Strong Families are Minnesota’s foundation
Especially with all that has happened this year, education, family budgets, and safety and security are at the front of our minds.
We all want a safe reopening of schools this fall. Our kids need the structure and interaction to get back on track. Many schools have been working diligently with teachers and parents to prepare, but they have had to wait too long to be told what is expected of them for the upcoming school year. Keeping students, teachers, and staff safe is a priority, and there are many different ways for schools to innovate how they educate this fall. Local elected leaders should be given the freedom to decide what is best for their district, utilizing the resources available to them to accommodate their students, teachers, and staff.
Family Budgets First
The forecasted recession has many families understandably worried. Before this pandemic we had developed a great surplus that we planned to use to cut taxes, expand the K-12 Education Tax Credit, conform to section 179, and more, but for now, we just have to refocus our priorities to get our economy booming again. I will prioritize initiatives to help families succeed and protect their hard earned money as we work together to recover from the economic impact of the COVID shutdown.
The civil unrest following George Floyd’s tragic death left local businesses devastated. Governor Walz and metro leadership watched Minneapolis and St. Paul burn. Despite the circumstances, it is unacceptable that the rioting and looting was allowed to spread unchecked. At the very least our leaders should be able to stand up against blatant anarchy. We were left without protection because the Governor refused to take action. That is not the kind of leadership Minnesotans want.

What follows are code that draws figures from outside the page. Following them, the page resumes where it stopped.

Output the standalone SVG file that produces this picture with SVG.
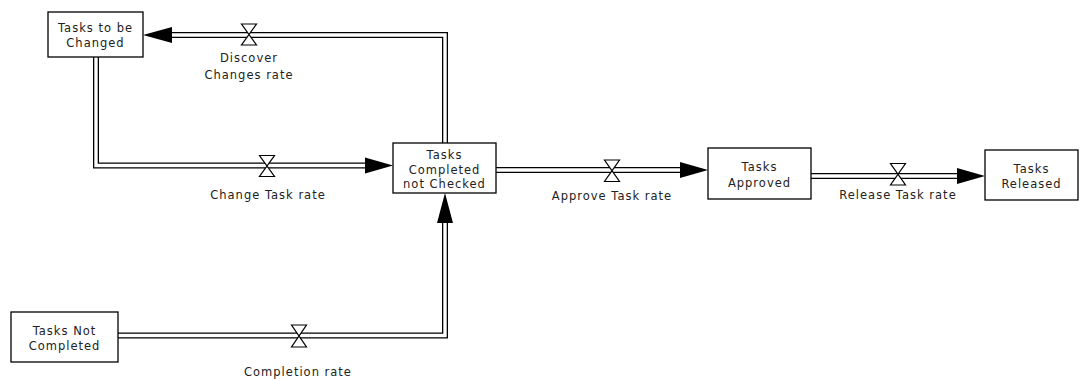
<svg xmlns="http://www.w3.org/2000/svg" width="1080" height="379" viewBox="0 0 1080 379">
<style>
.box{fill:#fff;stroke:#000;stroke-width:1.3}
text{font-family:"DejaVu Sans",Verdana,sans-serif;font-size:11.5px;letter-spacing:1px;fill:#222;text-anchor:middle}
.po{fill:none;stroke:#000;stroke-width:6}
.pi{fill:none;stroke:#fff;stroke-width:3.4}
.ah{fill:#000}
.valve{fill:#fff;stroke:#000;stroke-width:1.2}
</style>
<rect width="1080" height="379" fill="#fff"/>
<g id="connectors">
  <g id="discover-flow">
    <path class="po" d="M445,143 V35 H172"/><path class="pi" d="M445,145 V35 H170"/>
    <path class="ah" d="M143,35 L172,27 L172,43 Z"/>
    <path class="valve" d="M241.5,24 H256.5 L241.5,45 H256.5 Z"/>
    <text x="249" y="62">Discover</text><text x="249" y="79">Changes rate</text>
  </g>
  <g id="change-flow">
    <path class="po" d="M96,57 V165.5 H366"/><path class="pi" d="M96,55 V165.5 H368"/>
    <path class="ah" d="M393,165.5 L365,157.5 L365,173.5 Z"/>
    <path class="valve" d="M259.5,155.5 H274.5 L259.5,176.5 H274.5 Z"/>
    <text x="268" y="199">Change Task rate</text>
  </g>
  <g id="completion-flow">
    <path class="po" d="M118,335.5 H445 V222"/><path class="pi" d="M116,335.5 H445 V220"/>
    <path class="ah" d="M445,193 L437,223 L453,223 Z"/>
    <path class="valve" d="M291.5,325 H306.5 L291.5,347 H306.5 Z"/>
    <text x="298" y="376">Completion rate</text>
  </g>
  <g id="approve-flow">
    <path class="po" d="M496,170 H681"/><path class="pi" d="M494,170 H683"/>
    <path class="ah" d="M708,170 L680,162 L680,178 Z"/>
    <path class="valve" d="M604.5,160 H619.5 L604.5,181.5 H619.5 Z"/>
    <text x="612" y="200">Approve Task rate</text>
  </g>
  <g id="release-flow">
    <path class="po" d="M811,176 H959"/><path class="pi" d="M809,176 H961"/>
    <path class="ah" d="M985,176 L957,168 L957,184 Z"/>
    <path class="valve" d="M890.5,163.5 H905.5 L890.5,185 H905.5 Z"/>
    <text x="898" y="199">Release Task rate</text>
  </g>
</g>
<g id="tasks-to-be-changed">
  <rect class="box" x="48" y="12" width="95" height="45"/>
  <text x="95.5" y="32">Tasks to be</text><text x="95.5" y="47">Changed</text>
</g>
<g id="tasks-completed-not-checked">
  <rect class="box" x="393" y="143" width="103" height="50"/>
  <text x="444.5" y="159">Tasks</text><text x="444.5" y="174">Completed</text><text x="444.5" y="188">not Checked</text>
</g>
<g id="tasks-approved">
  <rect class="box" x="708" y="148" width="103" height="51"/>
  <text x="759.5" y="171">Tasks</text><text x="759.5" y="187">Approved</text>
</g>
<g id="tasks-released">
  <rect class="box" x="985" y="150" width="93" height="50"/>
  <text x="1031.5" y="173">Tasks</text><text x="1031.5" y="188">Released</text>
</g>
<g id="tasks-not-completed">
  <rect class="box" x="11" y="312" width="107" height="50"/>
  <text x="64.5" y="335">Tasks Not</text><text x="64.5" y="350">Completed</text>
</g>
</svg>
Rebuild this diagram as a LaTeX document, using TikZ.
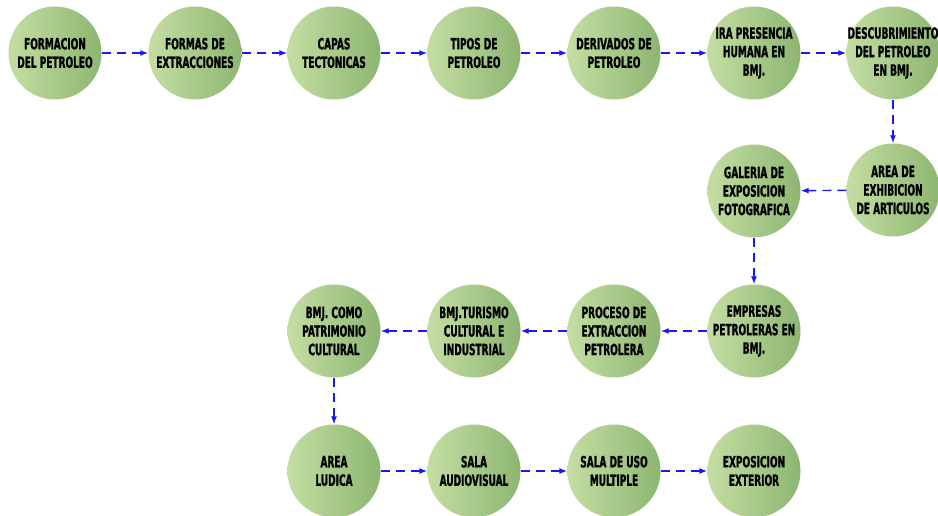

After the rioting settled, we engaged with fellow legislatures and community leaders and developed substantial police reform for Minnesotans. We will never defund or dismantle the police, but we are committed to holding bad cops accountable while supporting the essential work of law enforcement. The new law:
- Prohibits police from using chokeholds and neck restraints- unless needed to preserve the life of an officer or innocent victim when all other options are unavailable
- Bans law enforcement agencies from using “warrior-style” training
- Makes it a duty for an officer to intervene when witnessing another officer using excessive force, and requires a report to a superior
- Includes additional training for officers to better recognize mental health and autism issues.